= Writ of attachment =

A writ of attachment is a court order to "attach" or seize an asset. It is issued by a court to a law enforcement officer or sheriff. The writ of attachment is issued in order to satisfy a judgment issued by the court.

A prejudgment writ of attachment may be ordered in a legal action where a plaintiff has demonstrated meritorious allegations, fraud in the underlying action, or that defendant may attempt to dispose of or hide assets from the court. In this context, a prejudgment writ of attachment functions much like a temporary restraining order (TRO), which preserves the status quo pending a final resolution of the dispute. However, unlike a TRO, a prejudgment writ of attachment provides a source of financial recovery for a plaintiff. Usually, a plaintiff seeking a prejudgment writ of attachment must post a surety bond of up to two times the amount of the damages claimed by the plaintiff.
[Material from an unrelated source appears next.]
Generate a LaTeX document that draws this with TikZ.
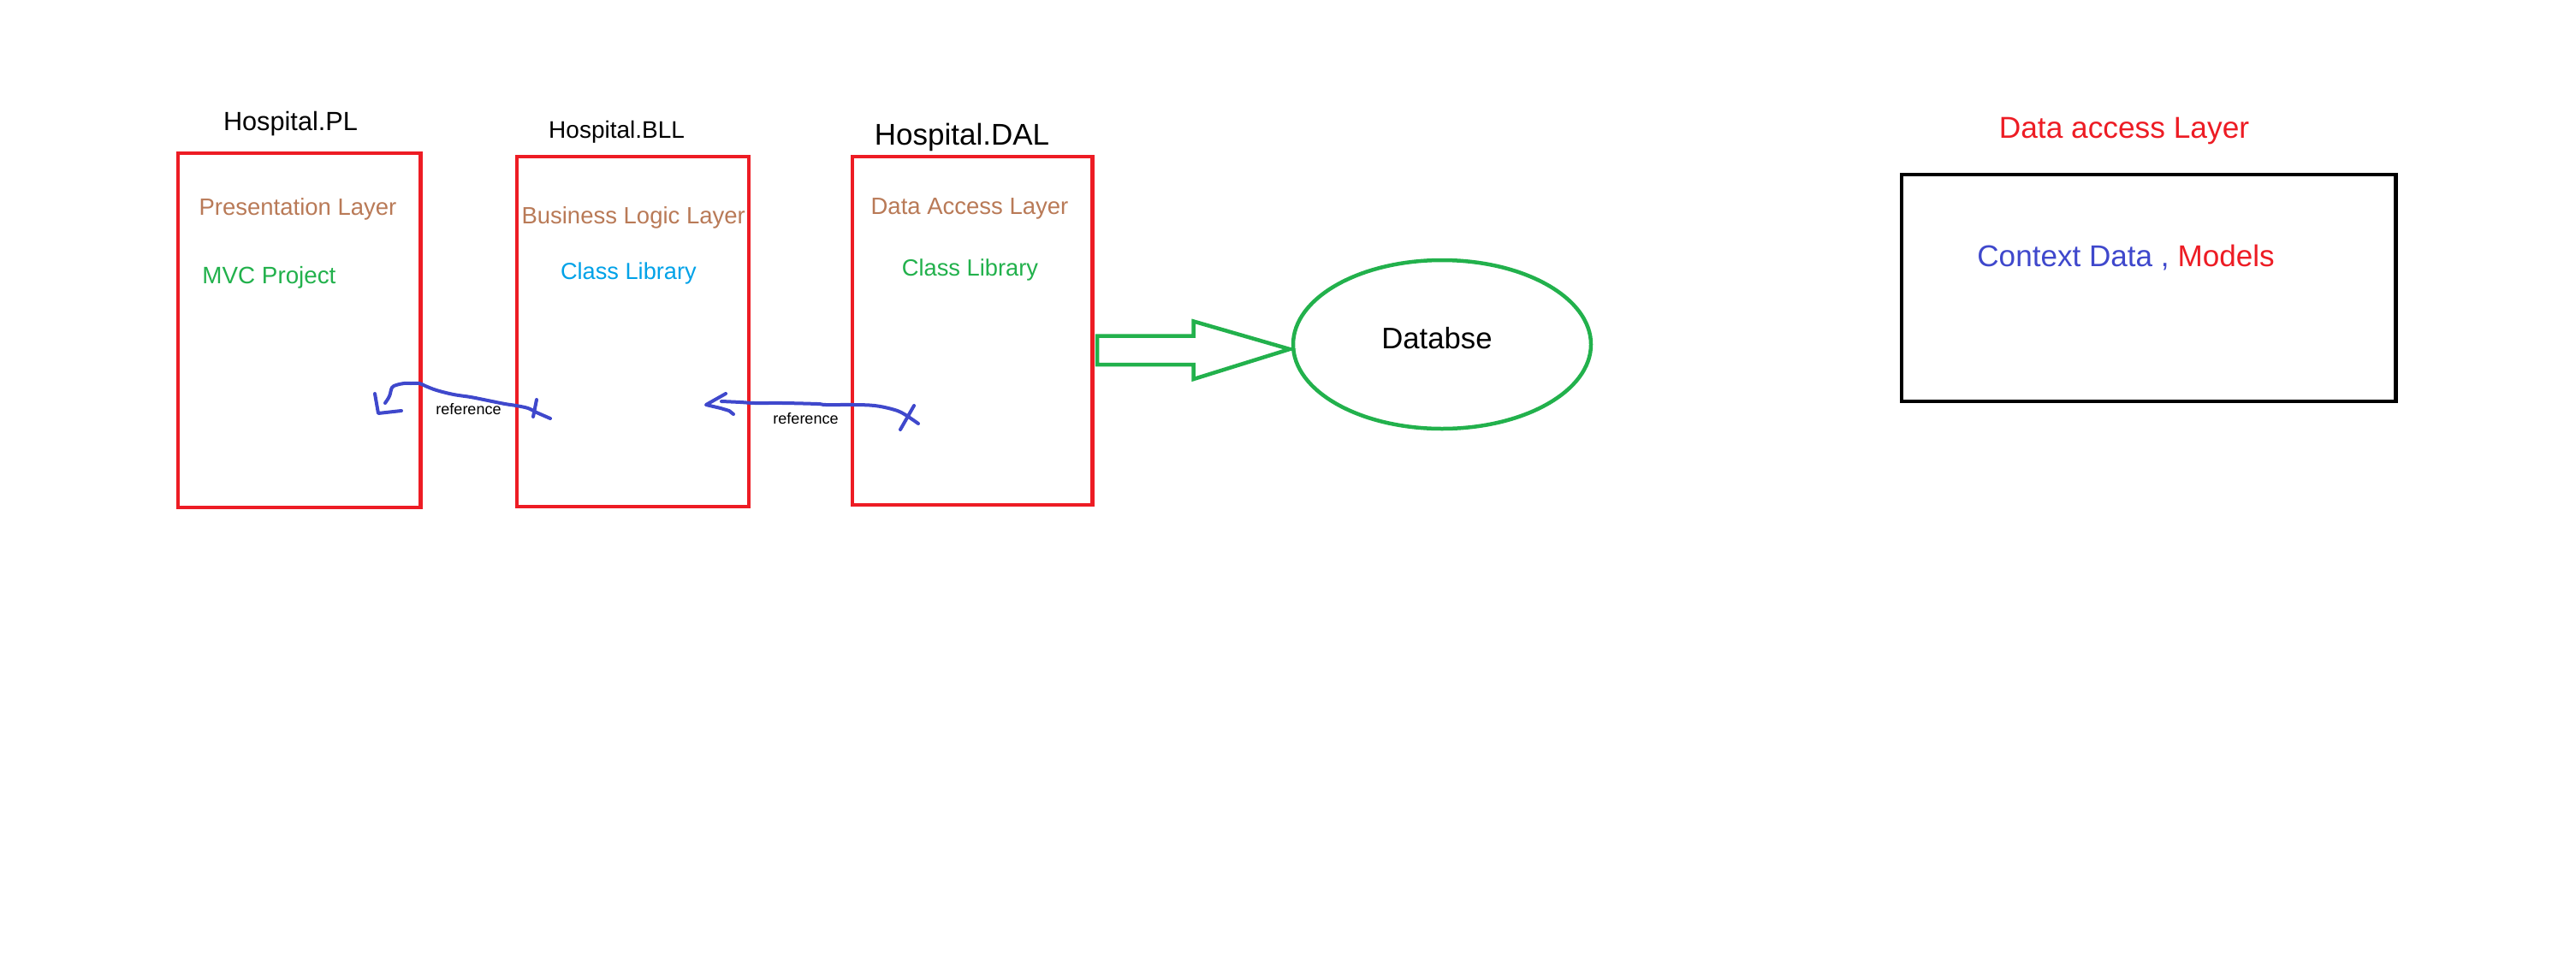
\documentclass[tikz,border=0pt]{standalone}
\usepackage{fontspec}
\usepackage{tikz}
\usetikzlibrary{shapes.geometric}
\setmainfont{Liberation Sans}
\newfontfamily\paintfont{Liberation Sans}
\definecolor{paintred}{HTML}{ED1C24}
\definecolor{paintbrown}{HTML}{B97A57}
\definecolor{paintgreen}{HTML}{22B14C}
\definecolor{paintcyan}{HTML}{00A2E8}
\definecolor{paintindigo}{HTML}{3F48CC}
\tikzset{
	painttext/.style={inner sep=0pt, anchor=base, font=\paintfont\fontsize{#1}{#1}\selectfont},
	layerbox/.style={draw=paintred, line width=4.5pt, inner sep=0pt},
	scribble/.style={draw=paintindigo, line width=4pt, line cap=round, line join=round},
}
\begin{document}
\begin{tikzpicture}[x=1pt, y=-1pt]

	\path[fill=white] (0,0) rectangle (3010,1122);

	% layers
	\node [layerbox, minimum width=283.5, minimum height=414] (pl) at (349.75,386) {};
	\node [layerbox, minimum width=271, minimum height=409] (bll) at (739.5,387.5) {};
	\node [layerbox, minimum width=280.5, minimum height=407] (dal) at (1136,386.5) {};

	\node [painttext=30.7] (pltitle) at (339.5,152.7) {Hospital.PL};
	\node [painttext=27.5] (plname) at (348,251.7) {\color{paintbrown}Presentation Layer};
	\node [painttext=27.8] (pltype) at (314.5,331.7) {\color{paintgreen}MVC Project};

	\node [painttext=28] (blltitle) at (720.6,161.7) {Hospital.BLL};
	\node [painttext=27.5] (bllname) at (740.2,261) {\color{paintbrown}Business Logic Layer};
	\node [painttext=27.2] (blltype) at (734.4,326.7) {\color{paintcyan}Class Library};

	\node [painttext=35] (daltitle) at (1124,169) {Hospital.DAL};
	\node [painttext=27.5] (dalname) at (1133,250.7) {\color{paintbrown}Data Access Layer};
	\node [painttext=27.3] (daltype) at (1133.5,322.3) {\color{paintgreen}Class Library};

	% database
	\node [ellipse, draw=paintgreen, line width=4.5pt, inner sep=0pt, minimum width=348, minimum height=197] (db) at (1685,402.5) {};
	\node [painttext=34.7] (dbtext) at (1679,407.3) {Databse};
	\draw [paintgreen, line width=4.5pt] (1282,392.5) -- (1394.7,392.5) -- (1394.7,375.5) -- (1507,408)
		-- (1394.7,443) -- (1394.7,426) -- (1282,426) -- cycle;

	% references
	\coordinate (blltail) at (643,489);
	\coordinate (pltip) at (442,483);
	\draw [scribble] plot [smooth, tension=0.6] coordinates {(blltail) (627,482) (617,477) (603,474)
		(590,472) (570,468) (550,464) (530,461) (510,456) (497,451) (490,448) (480,448)
		(472,448) (463,450) (458,453) (455,463) (450,471)};
	\draw [scribble] (627,467) -- (623,487);
	\draw [scribble] (438,460) -- (pltip) -- (469,480);
	\node [painttext=18] (ref1) at (547.5,484) {reference};

	\coordinate (daltail) at (1073,495);
	\coordinate (blltip) at (825,473);
	\draw [scribble] plot [smooth, tension=0.6] coordinates {(daltail) (1055,483) (1042,478)
		(1022,474) (998,473) (965,473) (955,472) (915,471) (882,471) (865,470) (843,469)};
	\draw [scribble] (1068,474) -- (1052,502);
	\draw [scribble] (848,460) -- (blltip) -- (842,477) -- (852,480) -- (857,484);
	\node [painttext=18] (ref2) at (941.5,495) {reference};

	% data access layer
	\node [painttext=35.3] (datitle) at (2482,161.7) {\color{paintred}Data access Layer};
	\node [draw, line width=4.5pt, inner sep=0pt, minimum width=577.5, minimum height=265] (dabox) at (2510.75,336.5) {};
	\node [painttext=35.1] (dacontent) at (2484,311) {\color{paintindigo}Context Data , \color{paintred}Models};

\end{tikzpicture}
\end{document}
Common grounds for obtaining a prejudgment writ of attachment are that a defendant has committed fraud or that a defendant is prepared to hide assets from a court.

One species of this writ is called a "writ of body attachment". This writ may be available to a court wishing to bring into its presence a person who has been held in contempt of court. In this situation, the writ is also sometimes called a "writ of bodily attachment", an "order of commitment for civil contempt", or a "warrant for civil arrest".